La sécurité a un prix. Bloquer son hypothèque à un taux fixe sur une période de cinq, huit, dix ans ou plus, offre certes l’avantage d’une charge financière stable et prévisible sur le long terme. Mais l’opération peut menotter le propriétaire souhaitant vendre son bien ou, simplement, tenter de négocier de nouvelles conditions plus avantageuses. Car il ne faut pas oublier qu’une indemnité de résiliation est due à l’institut de crédit en cas de rupture du prêt avant l’échéance convenue. La somme, qui se chiffre parfois en dizaines de milliers de francs, n’est pas toujours simple à calculer. Elle correspond, en principe, au total des intérêts dus par le client jusqu’au terme initialement prévu, moins le revenu que la banque peut réaliser en réinvestissant le prêt sur le marché des capitaux.
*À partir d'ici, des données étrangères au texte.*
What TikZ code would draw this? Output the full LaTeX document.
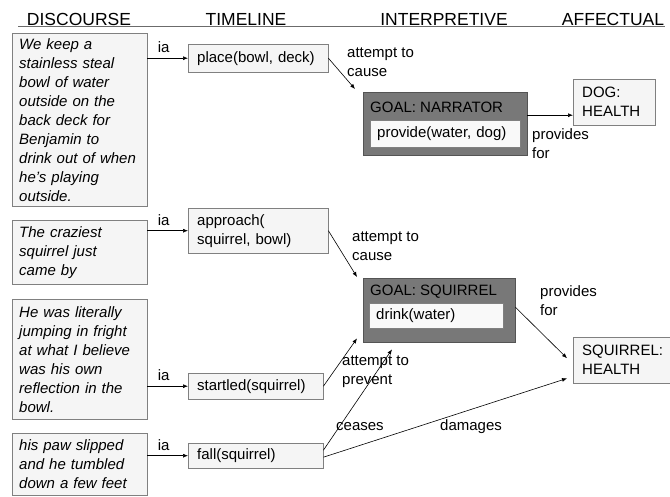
\documentclass[tikz,border=0pt]{standalone}
\usepackage{fontspec}
\setmainfont{Liberation Sans}
\usetikzlibrary{arrows.meta}

\definecolor{boxfill}{gray}{0.96}
\definecolor{boxline}{gray}{0.5}
\definecolor{goalfill}{gray}{0.47}
\definecolor{goalline}{gray}{0.33}
\definecolor{innerfill}{gray}{0.975}
\definecolor{rulegray}{gray}{0.42}

\tikzset{
  hdr/.style={font=\fontsize{17.5}{21}\selectfont, anchor=base},
  discbox/.style={draw=boxline, fill=boxfill, anchor=north west, font=\itshape,
    align=left, text width=121pt, inner xsep=7pt, inner ysep=3pt},
  tlbox/.style={draw=boxline, fill=boxfill, anchor=north west, align=left,
    text width=122pt, inner xsep=9pt, inner ysep=2pt, minimum height=26pt},
  goalbox/.style={draw=goalline, fill=goalfill, anchor=north west, inner sep=0pt},
  goalname/.style={anchor=west, inner sep=0pt},
  innerbox/.style={draw=boxline, fill=innerfill, anchor=north west, align=left,
    inner xsep=7pt, inner ysep=2pt},
  affbox/.style={draw=boxline, fill=boxfill, anchor=north west, align=left,
    inner xsep=9pt, inner ysep=3pt, minimum height=46pt},
  lbl/.style={anchor=west, align=left, inner sep=0pt},
  rel/.style={-{Latex[length=5pt,width=4pt]}, line width=0.6pt},
}

\begin{document}
\fontsize{15}{19}\selectfont
\begin{tikzpicture}[x=1pt, y=-1pt]
\useasboundingbox (0,0) rectangle (670,496);

% column heads
\node[hdr] (hDisc) at (79,25) {DISCOURSE};
\node[hdr] (hTime) at (246,25) {TIMELINE};
\node[hdr] (hInt) at (444,25) {INTERPRETIVE};
\node[hdr] (hAff) at (613,25) {AFFECTUAL};
\draw[rulegray, line width=1.5pt] (18,26.5) -- (665,26.5);

% discourse
\node[discbox, minimum height=173pt] (d1) at (12,33) {We keep a\\stainless steal\\bowl of water\\outside on the\\back deck for\\Benjamin to\\drink out of when\\he’s playing\\outside.};
\node[discbox, minimum height=64pt] (d2) at (12,220) {The craziest\\squirrel just\\came by};
\node[discbox, minimum height=120pt] (d3) at (12,299) {He was literally\\jumping in fright\\at what I believe\\was his own\\reflection in the\\bowl.};
\node[discbox, minimum height=62pt] (d4) at (12,433) {his paw slipped\\and he tumbled\\down a few feet};

% timeline
\node[tlbox, minimum height=28pt] (place) at (188,44) {place(bowl, deck)};
\node[tlbox, minimum height=45pt] (appr) at (188,208) {approach(\\squirrel, bowl)};
\node[tlbox, text width=117pt] (startle) at (188,373) {startled(squirrel)};
\node[tlbox, text width=117pt, minimum height=25pt] (fall) at (188,443) {fall(squirrel)};

% goals
\node[goalbox, minimum width=164pt, minimum height=63pt] (gNar) at (363,92) {};
\node[goalname] (gNarT) at ([xshift=7pt,yshift=-15pt]gNar.north west) {GOAL: NARRATOR};
\node[innerbox, text width=136pt, minimum height=27pt] (gNarA) at ([xshift=7pt,yshift=-28pt]gNar.north west) {provide(water, dog)};

\node[goalbox, minimum width=152pt, minimum height=64pt] (gSq) at (363,278) {};
\node[goalname] (gSqT) at ([xshift=7pt,yshift=-14pt]gSq.north west) {GOAL: SQUIRREL};
\node[innerbox, text width=120pt, minimum height=25pt] (gSqA) at ([xshift=6pt,yshift=-25pt]gSq.north west) {drink(water)};

% affect
\node[affbox, text width=64pt] (dogH) at (573,79) {DOG:\\HEALTH};
\node[affbox, text width=84pt] (sqH) at (573,337) {SQUIRREL:\\HEALTH};

% ia links
\draw[rel] (d1.east |- place.west) -- node[pos=0.4, above] (ia1) {ia} (place.west);
\draw[rel] (d2.east |- appr.west) -- node[pos=0.4, above] (ia2) {ia} (appr.west);
\draw[rel] (d3.east |- startle.west) -- node[pos=0.4, above] (ia3) {ia} (startle.west);
\draw[rel] (d4.east |- fall.west) -- node[pos=0.4, above] (ia4) {ia} (fall.west);

% interpretive links
\draw[rel] (place.east) -- ([xshift=-8pt,yshift=3pt]gNar.north west);
\node[lbl] (lCause1) at (347,62) {attempt to\\cause};
\draw[rel] (appr.east) -- ([xshift=-6pt,yshift=1pt]gSq.north west);
\node[lbl] (lCause2) at (352,246) {attempt to\\cause};
\draw[rel] (startle.east) -- ([xshift=-6pt,yshift=4pt]gSq.south west);
\node[lbl] (lPrev) at (342,371.5) {attempt to\\prevent};
\draw[rel] ([yshift=5.5pt]fall.east) -- ([xshift=29pt,yshift=-7pt]gSq.south west);
\node[lbl] (lCease) at (336,427) {ceases};
\draw[rel] ([yshift=-1.5pt]fall.east) -- ([xshift=-6pt,yshift=5pt]sqH.south west);
\node[lbl] (lDam) at (440,427) {damages};

% affect links
\draw[rel] ([yshift=8.5pt]gNar.east) -- ([yshift=-13pt]dogH.west);
\node[lbl] (lProv1) at (532,144) {provides\\for};
\draw[rel] ([yshift=3pt]gSq.east) -- ([xshift=-6pt,yshift=2pt]sqH.west);
\node[lbl] (lProv2) at (540,301) {provides\\for};

\end{tikzpicture}
\end{document}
Le hic, c’est que, depuis janvier 2015, le taux auquel les établissements bancaires se réfèrent pour ces placements est négatif. Ils font donc valoir qu’ils ne peuvent réaliser aucun revenu sur les fonds remis dans le circuit, mais qu’ils subissent, au contraire, une perte supplémentaire. Certains tentent alors de cumuler l’intérêt négatif à la pénalité due, alourdissant ainsi considérablement la note. Et l’emprunteur se retrouve, au final, avec une facture qui dépasse ce qu’il aurait dû payer s’il avait laissé courir son hypothèque jusqu’au bout. Ce procédé discutable a heureusement été retoqué par la justice dans des cas spécifiques où les contrats ne prévoyaient pas expressément cette possibilité.
Victoires outre-Sarine
Après un long bras de fer contre la Banque Migros et la Banque Cantonale de Schaffhouse, deux propriétaires alémaniques, soutenus par la société éditrice de Bon à
Savoir, KonsumentenInfo, ont obtenu gain de cause devant les tribunaux en 2019 et 2020. Ils avaient résilié de manière anticipée leur hypothèque à taux fixe et s’étaient vu facturer non seulement la totalité des intérêts encore dus mais aussi une charge supplémentaire à titre d’intérêts négatifs. La justice a contraint les deux établissements à rembourser ces derniers à leurs clients. Soit, tout de même 2000 fr. pour l’un et 5300 fr. pour l’autre.
La Cour suprême du canton de Zurich et le Tribunal cantonal de Schaffhouse ont constaté que les contrats de prêt en cause, conclus respectivement en 2011 et 2013 – soit avant l’entrée en vigueur de taux inférieurs à zéro sur les marchés financiers – ne faisaient aucune mention d’un intérêt négatif dans le calcul de la pénalité de retard. Ils ont donc considéré que les clients ne pouvaient, de bonne foi, pas s’attendre à devoir les payer en plus.
Remboursement à réclamer
Certaines banques intègrent depuis quelques années déjà, dans leurs clauses contractuelles, la possibilité d’inclure un rendement négatif dans le calcul de la pénalité. Mais les décisions de justice alémaniques ont amené plusieurs établissements bancaires ou d’assurance, également actifs en Suisse romande, à rembourser des clients ayant emprunté à des conditions plus ambiguës, clients qui ont cependant dû réclamer leur dû. Car mieux vaut ne pas compter sur un geste spontané de tous les prêteurs potentiellement concernés. La Banque Migros, qui a fait les frais du jugement de la Cour suprême zurichoise de 2019, nous a confirmé qu’une demande devait lui être adressée et que chaque cas serait traité individuellement.
Quel que soit l’organisme à l’origine du crédit, le premier réflexe est donc d’examiner attentivement son contrat: fait-il explicitement mention de la possibilité de facturer aussi des intérêts négatifs en cas de résiliation anticipée? Si tel n’est pas le cas et qu’ils ont été payés à tort, il faut alors interpeller le prêteur par écrit et en exiger le remboursement, même si la transaction remonte à plusieurs années.
Dans tous les cas, il est possible de réclamer un calcul détaillé et transparent de la pénalité. Et, en cas de doute, n’hésitez pas à prendre contact avec le Service juridique de Bon à Savoir.
Silvia Diaz
Pénalités pas toujours déductibles des impôts
Mettant fin à des années de pratiques disparates selon les cantons, le Tribunal fédéral a clarifié, en décembre 2019, le traitement fiscal réservé aux pénalités de résiliation d’hypothèque. Le contribuable ne peut déduire ces frais de ses revenus que s’il a mis fin à son prêt pour en conclure un nouveau auprès du même établissement de crédit. Mais il ne pourra pas le faire s’il change de prêteur. En cas rupture du contrat pour cause de vente, la somme à verser est considérée comme frais d’investissement et déductibles de l’impôt sur les gains immobiliers.